Dill began his career in the late sixties as part of the California Light and Space Movement, by experimenting with materials developed for fields other than the arts, such as neon lights, more aptly described as luminescent tubes charged with argon or mercury, and aluminum of the 6061 type, which are most commonly used in the airplane industry. Dill has been crafting light and earthly materials like concrete, glass, sand, and metal into luminous sculptures, wallpieces, and installations since the 1970s. Referring to his choice of materials, Dill explains, “I was influenced by [Robert] Rauschenberg, Keith Sonnier, Robert Smithson, Dennis Oppenheim, and Robert Irwin, who were working with earth materials, light, and space as an alternative to easel painting.” When Dill does use canvas, he paints with pigments derived from cement and natural oxides. Introducing these materials to the art world, Dill has said, “I am a painter who works with the typical materials of sculpture. I use rough and raw materials in a poetic sense.”

Dill has exhibited his Light Sentences and Light Plains sculptures in institutions across the U.S.A. and globally, and a resurgence of interest in these pieces has occurred in the last decade as well, including a recent acquisition of a Light Plains sculpture by the Museum of Modern Art in New York, and of a Light Sentence sculpture by the Hammer Museum, Los Angeles.

New York Times art critic and writer Ken Johnson has said, “At the end of the 1960s the West Coast Light and Space artist Laddie John Dill began producing electric light works out of custom-made, blown-glass tubes in a lush palette of jewel-bright colors… Some are made of many short pieces, some of longer parts and fewer colors. They glow beautifully like strings of illuminated glass beads. Mr. Dill called these works Light Sentences, likening the segments of color to words grouped in phrases and sentences. This suggests that light itself could be a transcendental language. But the effect of these works in concert is less verbal and more like trippy visual chamber music.”

About Laddie John Dill

Laddie John Dill was born in Long Beach, California in 1943. He graduated from Chouinard Art Institute in 1968 with a BFA degree. After graduating, Dill became a printing apprentice and worked closely with established artists, like Robert Rauschenberg, Claes Oldenberg, Roy Lichtenstein, and Jasper Johns.
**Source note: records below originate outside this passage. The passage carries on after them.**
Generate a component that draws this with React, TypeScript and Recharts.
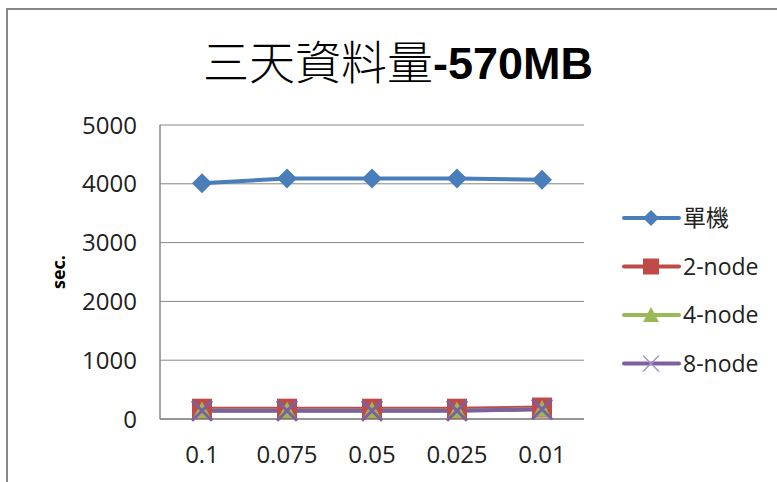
import React from 'react';
import { LineChart, Line, XAxis, YAxis, CartesianGrid } from 'recharts';

const categories = ['0.1', '0.075', '0.05', '0.025', '0.01'];
const singleMachine = [4010, 4090, 4090, 4090, 4070];
const node2 = [175, 175, 175, 175, 195];
const node4 = [145, 145, 145, 145, 168];
const node8 = [140, 140, 140, 140, 165];
const yTicks = [0, 1000, 2000, 3000, 4000, 5000];
const seriesNames = ['單機', '2-node', '4-node', '8-node'];

const data = categories.map((c, i) => ({
  cat: c,
  s: singleMachine[i],
  n2: node2[i],
  n4: node4[i],
  n8: node8[i],
}));

const BLUE = '#4A7EBB';
const RED = '#BE4B48';
const GREEN = '#98B954';
const PURPLE = '#7D60A0';
const AXIS = '#878787';
const FONT = '"Open Sans", "Liberation Sans", sans-serif';

const Diamond = (r: number, color: string) => (p: any) => {
  const { cx, cy, index } = p;
  if (cx == null || cy == null) return <g key={index} />;
  return (
    <polygon
      key={index}
      points={`${cx},${cy - r} ${cx + r},${cy} ${cx},${cy + r} ${cx - r},${cy}`}
      fill={color}
    />
  );
};

const Square = (r: number, color: string) => (p: any) => {
  const { cx, cy, index } = p;
  if (cx == null || cy == null) return <g key={index} />;
  return <rect key={index} x={cx - r} y={cy - r} width={2 * r} height={2 * r} fill={color} />;
};

const Triangle = (r: number, color: string) => (p: any) => {
  const { cx, cy, index } = p;
  if (cx == null || cy == null) return <g key={index} />;
  return (
    <polygon
      key={index}
      points={`${cx},${cy - r} ${cx + r},${cy + r * 0.85} ${cx - r},${cy + r * 0.85}`}
      fill={color}
    />
  );
};

const Cross = (r: number, color: string, w: number) => (p: any) => {
  const { cx, cy, index } = p;
  if (cx == null || cy == null) return <g key={index} />;
  return (
    <g key={index}>
      <line x1={cx - r} y1={cy - r} x2={cx + r} y2={cy + r} stroke={color} strokeWidth={w} />
      <line x1={cx - r} y1={cy + r} x2={cx + r} y2={cy - r} stroke={color} strokeWidth={w} />
    </g>
  );
};

const legendMarkers = [
  (cx: number, cy: number) => (
    <polygon points={`${cx},${cy - 8} ${cx + 8},${cy} ${cx},${cy + 8} ${cx - 8},${cy}`} fill={BLUE} />
  ),
  (cx: number, cy: number) => <rect x={cx - 8} y={cy - 8} width={16} height={16} fill={RED} />,
  (cx: number, cy: number) => (
    <polygon points={`${cx},${cy - 8} ${cx + 8},${cy + 7} ${cx - 8},${cy + 7}`} fill={GREEN} />
  ),
  (cx: number, cy: number) => (
    <g>
      <line x1={cx - 8} y1={cy - 8} x2={cx + 8} y2={cy + 8} stroke="#A593C2" strokeWidth={1.5} />
      <line x1={cx - 8} y1={cy + 8} x2={cx + 8} y2={cy - 8} stroke="#A593C2" strokeWidth={1.5} />
    </g>
  ),
];
const legendColors = [BLUE, RED, GREEN, PURPLE];

const LegendBox = () => (
  <svg width={160} height={180} style={{ position: 'absolute', left: 620, top: 200 }}>
    {seriesNames.map((name, i) => {
      const cy = 18 + i * 48.5;
      return (
        <g key={name}>
          <line x1={4} y1={cy} x2={59} y2={cy} stroke={legendColors[i]} strokeWidth={4} strokeLinecap="round" />
          {legendMarkers[i](31, cy)}
          <text x={63} y={cy + 8} fontSize={23} fill="#222" fontFamily={i === 0 ? '"Noto Sans CJK TC", sans-serif' : FONT}>
            {name}
          </text>
        </g>
      );
    })}
  </svg>
);

const YTick = (p: any) => {
  const { x, y, payload } = p;
  return (
    <text x={x} y={y + 8.5} textAnchor="end" fontSize={24} fill="#222" fontFamily={FONT}>
      {payload.value}
    </text>
  );
};

const XTick = (p: any) => {
  const { x, y, payload } = p;
  return (
    <text x={x} y={y + 42} textAnchor="middle" fontSize={24} fill="#222" fontFamily={FONT}>
      {payload.value}
    </text>
  );
};

export default function App() {
  return (
    <div style={{ position: 'absolute', left: 0, top: 0, width: 777, height: 482, background: '#fff', overflow: 'hidden' }}>
      <div
        style={{
          position: 'absolute',
          left: 6,
          top: 8,
          width: 800,
          height: 500,
          borderLeft: `2px solid ${AXIS}`,
          borderTop: `2px solid ${AXIS}`,
        }}
      />
      <svg width={777} height={110} style={{ position: 'absolute', left: 0, top: 0 }}>
        <text x={398} y={79} textAnchor="middle" fill="#000">
          <tspan fontFamily='"Noto Sans CJK TC", sans-serif' fontWeight={300} fontSize={46}>三天資料量</tspan>
          <tspan fontFamily='"Liberation Sans", sans-serif' fontWeight={700} fontSize={45}>-570MB</tspan>
        </text>
      </svg>
      <svg width={100} height={482} style={{ position: 'absolute', left: 0, top: 0 }}>
        <text
          x={65}
          y={272}
          transform="rotate(-90 65 272)"
          textAnchor="middle"
          fontSize={18}
          fontWeight={700}
          fill="#000"
          fontFamily={FONT}
        >
          sec.
        </text>
      </svg>
      <div style={{ position: 'absolute', left: 0, top: 0 }}>
        <LineChart width={777} height={482} data={data} margin={{ top: 125, right: 193, left: 0, bottom: 0 }}>
          <CartesianGrid horizontal vertical={false} stroke={AXIS} strokeWidth={1} />
          <XAxis
            dataKey="cat"
            height={63}
            padding={{ left: 42, right: 42 }}
            axisLine={{ stroke: AXIS, strokeWidth: 1.5 }}
            tickLine={false}
            tickSize={0}
            tick={<XTick />}
            interval={0}
          />
          <YAxis
            width={160}
            domain={[0, 5000]}
            ticks={yTicks}
            axisLine={{ stroke: AXIS, strokeWidth: 1.5 }}
            tickLine={false}
            tickSize={0}
            tickMargin={23}
            tick={<YTick />}
            interval={0}
          />
          <Line dataKey="s" name={seriesNames[0]} stroke={BLUE} strokeWidth={4} dot={Diamond(10, BLUE)} activeDot={false} isAnimationActive={false} />
          <Line dataKey="n2" name={seriesNames[1]} stroke={RED} strokeWidth={4} dot={Square(10, RED)} activeDot={false} isAnimationActive={false} />
          <Line dataKey="n4" name={seriesNames[2]} stroke={GREEN} strokeWidth={4} dot={Triangle(9, GREEN)} activeDot={false} isAnimationActive={false} />
          <Line dataKey="n8" name={seriesNames[3]} stroke={PURPLE} strokeWidth={4} dot={Cross(10, PURPLE, 3)} activeDot={false} isAnimationActive={false} />
        </LineChart>
      </div>
      <LegendBox />
    </div>
  );
}
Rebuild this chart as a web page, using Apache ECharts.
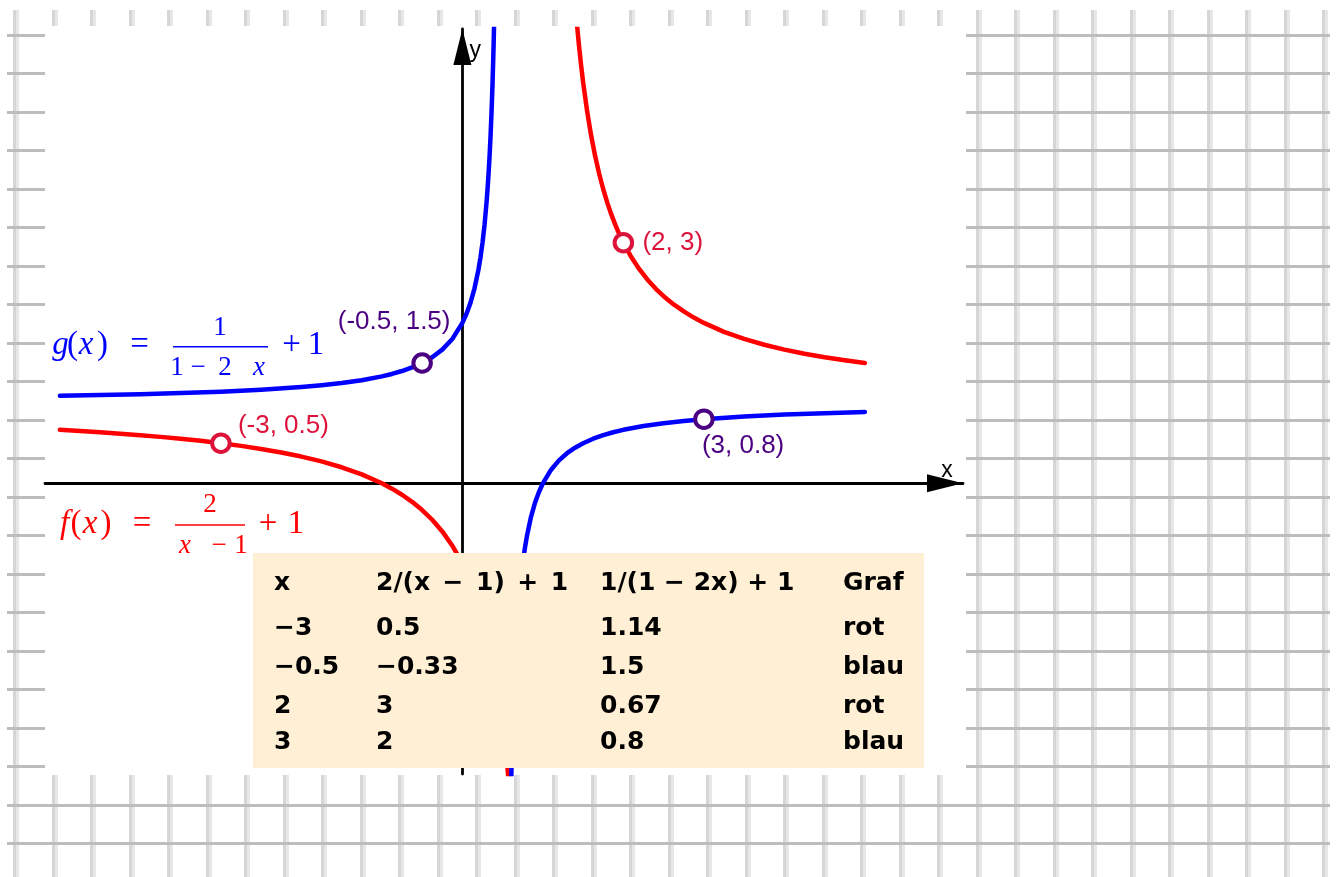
<!DOCTYPE html>
<html>
<head>
<meta charset="utf-8">
<script src="https://cdn.jsdelivr.net/npm/echarts@6/dist/echarts.min.js"></script>
<style>
  html, body { margin: 0; padding: 0; background: #fff; }
  #chart { width: 1336px; height: 877px; }
</style>
</head>
<body>
<div id="chart"></div>
<script>
// f(x) = 2/(x - 1) + 1 (red) and g(x) = 1/(1 - 2x) + 1 (blue), sampled on [-5, 5]
const fLeftBranch = [
  [-5, 0.6667], [-4.75, 0.6522], [-4.5, 0.6364], [-4.25, 0.619], [-4, 0.6], [-3.75, 0.5789],
  [-3.5, 0.5556], [-3.25, 0.5294], [-3, 0.5], [-2.75, 0.4667], [-2.5, 0.4286], [-2.25, 0.3846],
  [-2, 0.3333], [-1.75, 0.2727], [-1.5, 0.2], [-1.25, 0.1111], [-1, 0], [-0.875, -0.0667],
  [-0.75, -0.1429], [-0.625, -0.2308], [-0.5, -0.3333], [-0.375, -0.4545], [-0.25, -0.6],
  [-0.125, -0.7778], [0, -1], [0.05, -1.1053], [0.1, -1.2222], [0.15, -1.3529], [0.2, -1.5],
  [0.25, -1.6667], [0.3, -1.8571], [0.35, -2.0769], [0.4, -2.3333], [0.45, -2.6364], [0.5, -3],
  [0.525, -3.2105], [0.55, -3.4444], [0.575, -3.7059], [0.6, -4]
];
const fRightBranch = [
  [1.4, 6], [1.425, 5.7059], [1.45, 5.4444], [1.475, 5.2105], [1.5, 5], [1.55, 4.6364],
  [1.6, 4.3333], [1.65, 4.0769], [1.7, 3.8571], [1.75, 3.6667], [1.8, 3.5], [1.85, 3.3529],
  [1.9, 3.2222], [1.95, 3.1053], [2, 3], [2.1, 2.8182], [2.2, 2.6667], [2.3, 2.5385],
  [2.4, 2.4286], [2.5, 2.3333], [2.625, 2.2308], [2.75, 2.1429], [2.875, 2.0667], [3, 2],
  [3.25, 1.8889], [3.5, 1.8], [3.75, 1.7273], [4, 1.6667], [4.25, 1.6154], [4.5, 1.5714],
  [4.75, 1.5333], [5, 1.5]
];
const gLeftBranch = [
  [-5, 1.0909], [-4.5, 1.1], [-4, 1.1111], [-3.5, 1.125], [-3, 1.1429], [-2.5, 1.1667],
  [-2, 1.2], [-1.75, 1.2222], [-1.5, 1.25], [-1.25, 1.2857], [-1, 1.3333], [-0.875, 1.3636],
  [-0.75, 1.4], [-0.625, 1.4444], [-0.5, 1.5], [-0.375, 1.5714], [-0.25, 1.6667],
  [-0.125, 1.8], [0, 2], [0.05, 2.1111], [0.1, 2.25], [0.15, 2.4286], [0.2, 2.6667],
  [0.225, 2.8182], [0.25, 3], [0.275, 3.2222], [0.3, 3.5], [0.3125, 3.6667], [0.325, 3.8571],
  [0.3375, 4.0769], [0.35, 4.3333], [0.3625, 4.6364], [0.375, 5], [0.3875, 5.4444], [0.4, 6]
];
const gRightBranch = [
  [0.6, -4], [0.6125, -3.4444], [0.625, -3], [0.6375, -2.6364], [0.65, -2.3333],
  [0.6625, -2.0769], [0.675, -1.8571], [0.7, -1.5], [0.725, -1.2222], [0.75, -1],
  [0.775, -0.8182], [0.8, -0.6667], [0.85, -0.4286], [0.9, -0.25], [0.95, -0.1111], [1, 0],
  [1.1, 0.1667], [1.2, 0.2857], [1.3, 0.375], [1.4, 0.4444], [1.5, 0.5], [1.625, 0.5556],
  [1.75, 0.6], [1.875, 0.6364], [2, 0.6667], [2.25, 0.7143], [2.5, 0.75], [2.75, 0.7778],
  [3, 0.8], [3.5, 0.8333], [4, 0.8571], [4.5, 0.875], [5, 0.8889]
];

// value table
const tableHeader = ['x', '2/(x\u2002\u2212\u20021)\u2002+\u20021', '1/(1 \u2212 2x) + 1', 'Graf'];
const tableX = [-3, -0.5, 2, 3];
const tableF = [0.5, -0.33, 3, 2];
const tableG = [1.14, 1.5, 0.67, 0.8];
const tableGraph = ['rot', 'blau', 'rot', 'blau'];

// visible window of the coordinate plane
const xRange = [-5.185, 6.219];
const yRange = [-3.625, 5.665];

const RED = '#ff0000', BLUE = '#0000ff';
const POINT_RED = '#dc143c', POINT_BLUE = '#4b0082';

// label placement of the marked points, per table row
const labelPlacement = [
  { align: 'left', offset: [17, -17] },
  { align: 'center', offset: [-28, -41] },
  { align: 'left', offset: [19, 0] },
  { align: 'left', offset: [-2, 27] }
];

const fmt = v => String(v).replace('-', '\u2212');

const redPoints = [], bluePoints = [];
tableX.forEach((x, i) => {
  const isRed = tableGraph[i] === 'rot';
  const item = { value: [x, isRed ? tableF[i] : tableG[i]], label: labelPlacement[i] };
  (isRed ? redPoints : bluePoints).push(item);
});

// ---- graph paper behind the plot ----
const paperStep = 38.5;
const hiddenAxis = (grid) => ({ gridIndex: grid, type: 'value', show: false, min: 0, max: 1 });
function paperVertical(grid, color, z) {
  return {
    gridIndex: grid, type: 'value', min: 0, max: 34, interval: 1, z,
    axisLine: { show: false }, axisTick: { show: false }, axisLabel: { show: false },
    splitLine: { show: true, lineStyle: { color, width: 3 } }
  };
}

const grids = [
  { left: 14.5, right: 1336 - 14.5 - 34 * paperStep, top: 10, bottom: 0, outerBoundsMode: 'none' },
  { left: 17.5, right: 1336 - 17.5 - 34 * paperStep, top: 10, bottom: 0, outerBoundsMode: 'none' },
  { left: 7, right: 6, top: 35, bottom: 877 - 35 - 21 * paperStep, outerBoundsMode: 'none' },
  { left: 45, right: 1336 - 963, top: 29, bottom: 877 - 774, outerBoundsMode: 'none' }
];

const axisLineStyle = { color: '#000', width: 2.8 };
const xAxes = [
  paperVertical(0, '#d6d6d6', 0),
  paperVertical(1, '#e7e7e7', 0),
  hiddenAxis(2),
  {
    gridIndex: 3, type: 'value', min: xRange[0], max: xRange[1], z: 3,
    axisLine: { show: true, onZero: true, lineStyle: axisLineStyle,
      symbol: ['none', 'triangle'], symbolSize: [18, 36], symbolOffset: [0, -18] },
    axisTick: { show: false }, axisLabel: { show: false }, splitLine: { show: false },
    name: 'x', nameLocation: 'end', nameGap: -16,
    nameTextStyle: { fontFamily: 'Liberation Sans', fontSize: 23, color: '#000',
      align: 'center', verticalAlign: 'bottom', padding: [0, 0, 1, 0] }
  }
];
const yAxes = [
  hiddenAxis(0),
  hiddenAxis(1),
  {
    gridIndex: 2, type: 'value', inverse: true, min: 0, max: 21, interval: 1, z: 1,
    axisLine: { show: false }, axisTick: { show: false }, axisLabel: { show: false },
    splitLine: { show: true, lineStyle: { color: '#bdbdbd', width: 3 } }
  },
  {
    gridIndex: 3, type: 'value', min: yRange[0], max: yRange[1], z: 3,
    axisLine: { show: true, onZero: true, lineStyle: axisLineStyle,
      symbol: ['none', 'triangle'], symbolSize: [18, 36], symbolOffset: [0, -18] },
    axisTick: { show: false }, axisLabel: { show: false }, splitLine: { show: false },
    name: 'y', nameLocation: 'end', nameGap: -22,
    nameTextStyle: { fontFamily: 'Liberation Sans', fontSize: 23, color: '#000',
      align: 'left', verticalAlign: 'middle', padding: [0, 0, 0, 7] }
  }
];

function curve(data, color) {
  return {
    type: 'line', xAxisIndex: 3, yAxisIndex: 3, data, symbol: 'none', showSymbol: false,
    smooth: false, clip: true, silent: true, z: 4,
    lineStyle: { color, width: 4.5, join: 'round', cap: 'round' }
  };
}
function points(data, color) {
  return {
    type: 'scatter', xAxisIndex: 3, yAxisIndex: 3, data, symbol: 'circle', symbolSize: 17.5,
    silent: true, z: 5,
    itemStyle: { color: '#fff', borderColor: color, borderWidth: 4, opacity: 1 },
    label: {
      show: true, position: 'inside', verticalAlign: 'middle', color,
      fontFamily: 'Liberation Sans', fontSize: 26,
      formatter: p => '(' + p.value[0] + ', ' + p.value[1] + ')'
    }
  };
}

// ---- table ----
const tableColX = [274, 376, 600, 843];
const tableRowY = [583, 628, 667, 706, 742];
const tableFont = { fontFamily: 'DejaVu Sans', fontWeight: 'bold', fontSize: 25, fill: '#000' };
const tableTexts = [];
const tableRows = [tableHeader].concat(tableX.map((x, i) => [fmt(x), fmt(tableF[i]), fmt(tableG[i]), tableGraph[i]]));
tableRows.forEach((row, r) => {
  row.forEach((cell, c) => {
    tableTexts.push({
      type: 'text', x: tableColX[c], y: tableRowY[r], z: 11,
      style: Object.assign({ text: cell, align: 'left', verticalAlign: 'middle' }, tableFont)
    });
  });
});

// ---- function formulas ----
function glyph(text, x, y, size, color, italic) {
  return {
    type: 'text', x, y, z: 11,
    style: { text, fontFamily: 'Liberation Serif', fontSize: size, fontStyle: italic ? 'italic' : 'normal',
      fill: color, align: 'center', verticalAlign: 'middle' }
  };
}
function bar(x1, x2, y, color) {
  return { type: 'line', z: 11, shape: { x1, y1: y, x2, y2: y }, style: { stroke: color, lineWidth: 1.6 } };
}
const MAIN = 33, FRAC = 27;
const gFormula = [
  glyph('g', 60.5, 345, MAIN, BLUE, true), glyph('(', 72.5, 345, MAIN, BLUE), glyph('x', 86, 345, MAIN, BLUE, true),
  glyph(')', 102.5, 345, MAIN, BLUE), glyph('=', 139.5, 345, MAIN, BLUE),
  glyph('1', 220, 328, FRAC, BLUE), bar(173, 268, 346.7, BLUE),
  glyph('1', 177, 368, FRAC, BLUE), glyph('\u2212', 198, 368, FRAC, BLUE), glyph('2', 225, 368, FRAC, BLUE),
  glyph('x', 259, 368, FRAC, BLUE, true),
  glyph('+', 291.5, 345, MAIN, BLUE), glyph('1', 316, 345, MAIN, BLUE)
];
const fFormula = [
  glyph('f', 64.5, 524, MAIN, RED, true), glyph('(', 76, 524, MAIN, RED), glyph('x', 90, 524, MAIN, RED, true),
  glyph(')', 106, 524, MAIN, RED), glyph('=', 142, 524, MAIN, RED),
  glyph('2', 210, 505, FRAC, RED), bar(175, 245, 525, RED),
  glyph('x', 185, 546, FRAC, RED, true), glyph('\u2212', 219, 546, FRAC, RED), glyph('1', 241, 546, FRAC, RED),
  glyph('+', 268, 524, MAIN, RED), glyph('1', 296, 524, MAIN, RED)
];

const chart = echarts.init(document.getElementById('chart'), null, { renderer: 'canvas' });
chart.setOption({
  backgroundColor: '#fff',
  animation: false,
  grid: grids,
  xAxis: xAxes,
  yAxis: yAxes,
  series: [
    curve(fLeftBranch, RED), curve(fRightBranch, RED),
    curve(gLeftBranch, BLUE), curve(gRightBranch, BLUE),
    points(redPoints, POINT_RED), points(bluePoints, POINT_BLUE)
  ],
  graphic: [
    { type: 'rect', z: 2, silent: true, shape: { x: 45, y: 26, width: 921, height: 749 }, style: { fill: '#fff' } },
    { type: 'rect', z: 10, silent: true, shape: { x: 253, y: 553, width: 671, height: 215 }, style: { fill: '#ffefd5' } }
  ].concat(tableTexts, gFormula, fFormula)
});
</script>
</body>
</html>
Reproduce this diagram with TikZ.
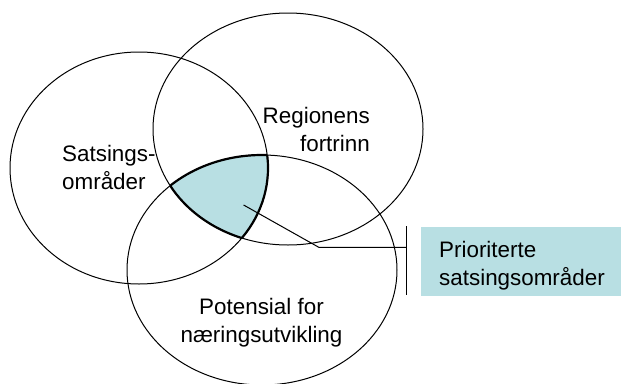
\documentclass[tikz,border=0pt]{standalone}
\usepackage{fontspec}
\setmainfont{Liberation Sans}
\definecolor{prioblue}{RGB}{184,223,227}
\begin{document}
\begin{tikzpicture}[x=1pt,y=-1pt,
  ring/.style={draw=black, line width=1pt},
  rim/.style={draw=black, line width=2.2pt},
  lbl/.style={inner sep=0pt, font=\fontsize{22.4}{27.5}\selectfont},
  leader/.style={draw=black, line width=1pt}]
\useasboundingbox (0,0) rectangle (621,383);
\def\ellA{(139,168) ellipse [x radius=129, y radius=116]}
\def\ellB{(288,129) ellipse [x radius=135, y radius=116]}
\def\ellC{(262,270) ellipse [x radius=135, y radius=115]}
% shaded triple intersection
\begin{scope}
  \clip \ellA; \clip \ellB;
  \fill[prioblue] \ellC;
\end{scope}
% circles
\draw[ring] \ellA;
\draw[ring] \ellB;
\draw[ring] \ellC;
% thick rim of the intersection
\begin{scope}\clip \ellB; \clip \ellC; \draw[rim] \ellA; \end{scope}
\begin{scope}\clip \ellA; \clip \ellC; \draw[rim] \ellB; \end{scope}
\begin{scope}\clip \ellA; \clip \ellB; \draw[rim] \ellC; \end{scope}
% labels
\node[lbl, align=left, anchor=base west] (sats) at (62,189) {Satsings-\\områder};
\node[lbl, align=right, anchor=base east] (reg) at (370,151) {Regionens\\fortrinn};
\node[lbl, align=center, anchor=base] (pot) at (261.5,342) {Potensial for\\næringsutvikling};
% callout box
\node[fill=prioblue, inner sep=0pt, minimum width=200pt, minimum height=69pt, anchor=north west] (priobox) at (421,227) {};
\node[lbl, align=left, anchor=base west] (prio) at (439,285) {Prioriterte\\satsingsområder};
% bracket bar and leader
\coordinate (bartop) at (406.7,226);
\coordinate (barbot) at (406.7,295);
\coordinate (barmid) at (406.7,247.3);
\coordinate (pin) at (243.6,205);
\coordinate (elbow) at (318.8,247.3);
\draw[leader] (bartop) -- (barbot);
\draw[leader] (pin) -- (elbow) -- (barmid);
\end{tikzpicture}
\end{document}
Dill’s first solo exhibition in New York was with Ileanna Sonnabend Gallery in 1971, and his work is in the permanent collections of national and international institutions such as the Museum of Modern Art in New York; the Los Angeles County Museum of Art; Museum of Contemporary Art in Los Angeles; the San Francisco Museum of Modern Art; the High Museum in Atlanta; The Phillips Collection and the Smithsonian in Washington, D.C.; the Chicago Art Institute, IL; the Louisiana Museum of Modern Art, Denmark; Pio Monte della Misericordia, Italy; the Museum of Contemporary Art San Diego; the Hammer Museum, Los Angeles; and Museo Jumex, Mexico. He currently lives and works in Venice, California where he maintains a studio.